There is a risk of having semantic collision between carrier and message, if for instance a DCAT Datasat would be carried over a stream, the use of isVersionOf would conflict. This is worked around with by the ldes:timestampPath and ldes:versionOfPath, but gives room to errors. - No order to the events can lead to inconsistency in the materialised state derived from the stream. Using time for ordering in a distributed system will lead to errors at some point.
- Deletion of objects is implicit, through removing members from the stream.
- Lack of transaction semantics. Since the state of objects is carried over, it might be that multiple objects need to be changed at once in order to remain adherent to the defined shapes.
(This might not be relevant if the stream consist of sensor data, where each entity is an instance of the same class, but if the source is a business application the need will arise eventually). - Due to the approach to versioning, the graph of all events can't be used directly, but a subgraph needs to be derived by the indirection through the tree:member property of the event stream instance.
This seems to imply that for each update two pages: the first containing the stream definition and the last one with the latest event.

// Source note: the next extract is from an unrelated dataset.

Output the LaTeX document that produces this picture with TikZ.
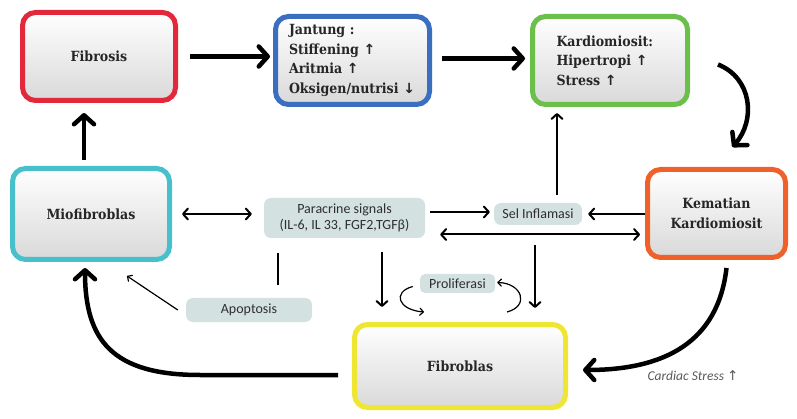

In case the stream grows to terrabytes of data, the reprocessing of the (huge) EventStream instance could become an issue. - Another issue I see with the versioning is the mix between application versioning (an entity received updates through time, and I want to see previous versions of it), and infrastructure concerns (I want to be able to do point-in-time restores if the application update messes up the database).
So, after this, I would like to propose another event representation that tries to address these issues(Example 1 of spec):
ex:C1 a ldes:EventStream ;
tree:shape ex:shape1.shacl .
[
a ldes:Event ; # Could be implied if pages are dedicated?
ldes:sequence "1"^xs:integer ;
ldes:commitTime "2021-01-01T00:00:00Z"^^xsd:dateTime ; # Used as metadata in case a point-in-time recovery of the stream needs to be performed, and the recovery point needs to be determined).
ldes:key <ex:Observation1> ; # The subject of the object represented.
ldes:value [ # value is optional, if not present this is a tombstone event (delete).
a sosa:Observation ;
sosa:resultTime "2021-01-01T00:00:00Z"^^xsd:dateTime ;
sosa:hasSimpleResult "..." .
]
]
This also allows for representing the stream in a key-value ledger model as used by Apache Kafka.
The semantics for materialising this stream in a triplestore would be simple.
For each event in stream:
- Delete all triples in DB with the event key as subject (ignoring nested blank nodes for a moment).
- Take the ldes:value of the event, and set the subject of the triples to the event:key. Insert into DB
Under this model, versioning of objects can be done at the application level using the isVersionOf approach if the versions concerns the application (e.g. multiple versions are kept so users can roll back to a previous version of an entity), as well by the log retention policy algorith that is chosen on the stream level, which only concern is to be able to move back in time (for instance for point in time recovery), and doesn't need to concern about application versioning.
A retention policy could keep the full state (decided by the producer what should make up the state), as well as the transaction log for a certain time.
(following the idea of how topic log compaction is done in Apache Kafka)
Additional properties could be used to signal transaction boundaries (if retention policies apply, the boundaries can only be used when reading the head of the log, where messages are sequential).
e.g. ldes:trx_id "1"
If the stream delivery method can't guarantee that events are committed to the stream representation in an atomic way, a transaction event count could be added to the first event part of a transaction, to indicate the number of events that should be read as part of the transaction.
Seems like you propose a kind of reification model to point at an event. You can still create a data model, for example a Sander’s Data Stream vocabulary that defines sds:Event
and sds:sequence
and sds:key
as you propose. We can then apply just default LDES techniques, on members that are shaped according to the sds:Event
.
There are multiple ways of organizing streams so I’d like to keep this to application-level. I want to limit LDES to the concept of a container of immutable objects, as multiple organizational system can be built on top of that. It is true however that we do need descriptions on top of an LDES or a ViewDescription to give hints to an application about how a stream is managed. For example, that’s why tree:shape
, tree:timestampPath
, tree:versionKey
, etc. on top of ldes:EventStream exist. This makes it more clear to LDES clients what should happen in a back-end when the stream is being processed.
Other solutions could entail:
- Using something like an sds:Member from our Semantically Describing Streams vocab
- Using a CRDT vocabulary solid/vocab#69
- Using the Activity Streams event notifications: https://www.eventnotifications.net/
- ...
In a Slack thread you specifically indicated problems with tombstone objects. I think we could add however a specific hint in the LDES description to the type that will be used for tombstone objects, so we can still use different vocabularies within LDES to manage the stream.